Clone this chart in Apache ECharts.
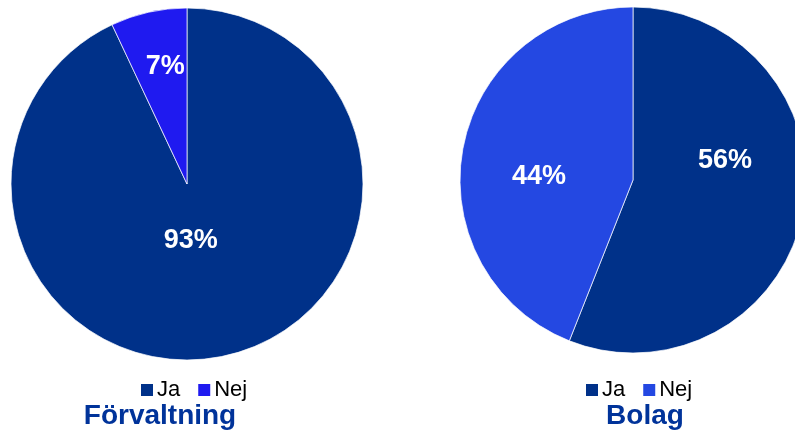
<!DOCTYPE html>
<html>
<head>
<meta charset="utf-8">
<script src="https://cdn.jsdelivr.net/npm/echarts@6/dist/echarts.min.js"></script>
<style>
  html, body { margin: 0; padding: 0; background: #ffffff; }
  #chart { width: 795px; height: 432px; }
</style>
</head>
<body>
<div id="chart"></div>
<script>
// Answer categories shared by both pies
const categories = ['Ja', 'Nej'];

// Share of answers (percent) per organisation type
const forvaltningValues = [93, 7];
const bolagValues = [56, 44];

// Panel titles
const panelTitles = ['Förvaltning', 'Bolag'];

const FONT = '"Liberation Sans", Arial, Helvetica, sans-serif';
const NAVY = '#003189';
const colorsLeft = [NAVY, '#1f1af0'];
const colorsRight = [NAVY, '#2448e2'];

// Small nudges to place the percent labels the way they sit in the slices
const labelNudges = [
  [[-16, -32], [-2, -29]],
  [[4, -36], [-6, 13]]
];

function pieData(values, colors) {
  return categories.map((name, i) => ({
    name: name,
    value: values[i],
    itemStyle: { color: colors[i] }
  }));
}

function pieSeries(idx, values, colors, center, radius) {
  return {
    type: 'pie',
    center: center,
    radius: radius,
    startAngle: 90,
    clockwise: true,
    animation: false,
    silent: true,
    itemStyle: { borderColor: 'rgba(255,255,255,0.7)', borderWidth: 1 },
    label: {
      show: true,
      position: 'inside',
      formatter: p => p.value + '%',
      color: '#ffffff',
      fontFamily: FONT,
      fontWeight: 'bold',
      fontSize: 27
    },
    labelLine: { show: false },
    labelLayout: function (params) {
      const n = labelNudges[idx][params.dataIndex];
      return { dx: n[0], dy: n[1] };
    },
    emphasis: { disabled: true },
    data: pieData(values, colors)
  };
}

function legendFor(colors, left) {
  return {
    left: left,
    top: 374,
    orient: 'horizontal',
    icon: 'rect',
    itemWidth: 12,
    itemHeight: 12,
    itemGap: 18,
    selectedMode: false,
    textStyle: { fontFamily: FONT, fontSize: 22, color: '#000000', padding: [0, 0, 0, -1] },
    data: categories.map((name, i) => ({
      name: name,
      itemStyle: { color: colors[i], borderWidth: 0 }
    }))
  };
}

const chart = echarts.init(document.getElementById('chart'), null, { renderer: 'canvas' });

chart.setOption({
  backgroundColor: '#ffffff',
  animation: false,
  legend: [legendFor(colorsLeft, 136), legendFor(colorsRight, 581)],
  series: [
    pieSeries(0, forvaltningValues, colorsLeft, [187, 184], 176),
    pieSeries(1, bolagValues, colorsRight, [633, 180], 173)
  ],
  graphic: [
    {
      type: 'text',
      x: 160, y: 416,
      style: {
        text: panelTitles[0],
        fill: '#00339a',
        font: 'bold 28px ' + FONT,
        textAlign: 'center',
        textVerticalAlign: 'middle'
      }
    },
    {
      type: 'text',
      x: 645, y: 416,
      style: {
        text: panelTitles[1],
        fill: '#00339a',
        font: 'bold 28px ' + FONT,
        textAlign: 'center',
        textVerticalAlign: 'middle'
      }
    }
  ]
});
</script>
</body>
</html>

**Goal**
Go through the listing above and write it out again exactly, dropping the pictures.

**The completed task**
Clone this chart in Apache ECharts.
<!DOCTYPE html>
<html>
<head>
<meta charset="utf-8">
<script src="https://cdn.jsdelivr.net/npm/echarts@6/dist/echarts.min.js"></script>
<style>
  html, body { margin: 0; padding: 0; background: #ffffff; }
  #chart { width: 795px; height: 432px; }
</style>
</head>
<body>
<div id="chart"></div>
<script>
// Answer categories shared by both pies
const categories = ['Ja', 'Nej'];

// Share of answers (percent) per organisation type
const forvaltningValues = [93, 7];
const bolagValues = [56, 44];

// Panel titles
const panelTitles = ['Förvaltning', 'Bolag'];

const FONT = '"Liberation Sans", Arial, Helvetica, sans-serif';
const NAVY = '#003189';
const colorsLeft = [NAVY, '#1f1af0'];
const colorsRight = [NAVY, '#2448e2'];

// Small nudges to place the percent labels the way they sit in the slices
const labelNudges = [
  [[-16, -32], [-2, -29]],
  [[4, -36], [-6, 13]]
];

function pieData(values, colors) {
  return categories.map((name, i) => ({
    name: name,
    value: values[i],
    itemStyle: { color: colors[i] }
  }));
}

function pieSeries(idx, values, colors, center, radius) {
  return {
    type: 'pie',
    center: center,
    radius: radius,
    startAngle: 90,
    clockwise: true,
    animation: false,
    silent: true,
    itemStyle: { borderColor: 'rgba(255,255,255,0.7)', borderWidth: 1 },
    label: {
      show: true,
      position: 'inside',
      formatter: p => p.value + '%',
      color: '#ffffff',
      fontFamily: FONT,
      fontWeight: 'bold',
      fontSize: 27
    },
    labelLine: { show: false },
    labelLayout: function (params) {
      const n = labelNudges[idx][params.dataIndex];
      return { dx: n[0], dy: n[1] };
    },
    emphasis: { disabled: true },
    data: pieData(values, colors)
  };
}

function legendFor(colors, left) {
  return {
    left: left,
    top: 374,
    orient: 'horizontal',
    icon: 'rect',
    itemWidth: 12,
    itemHeight: 12,
    itemGap: 18,
    selectedMode: false,
    textStyle: { fontFamily: FONT, fontSize: 22, color: '#000000', padding: [0, 0, 0, -1] },
    data: categories.map((name, i) => ({
      name: name,
      itemStyle: { color: colors[i], borderWidth: 0 }
    }))
  };
}

const chart = echarts.init(document.getElementById('chart'), null, { renderer: 'canvas' });

chart.setOption({
  backgroundColor: '#ffffff',
  animation: false,
  legend: [legendFor(colorsLeft, 136), legendFor(colorsRight, 581)],
  series: [
    pieSeries(0, forvaltningValues, colorsLeft, [187, 184], 176),
    pieSeries(1, bolagValues, colorsRight, [633, 180], 173)
  ],
  graphic: [
    {
      type: 'text',
      x: 160, y: 416,
      style: {
        text: panelTitles[0],
        fill: '#00339a',
        font: 'bold 28px ' + FONT,
        textAlign: 'center',
        textVerticalAlign: 'middle'
      }
    },
    {
      type: 'text',
      x: 645, y: 416,
      style: {
        text: panelTitles[1],
        fill: '#00339a',
        font: 'bold 28px ' + FONT,
        textAlign: 'center',
        textVerticalAlign: 'middle'
      }
    }
  ]
});
</script>
</body>
</html>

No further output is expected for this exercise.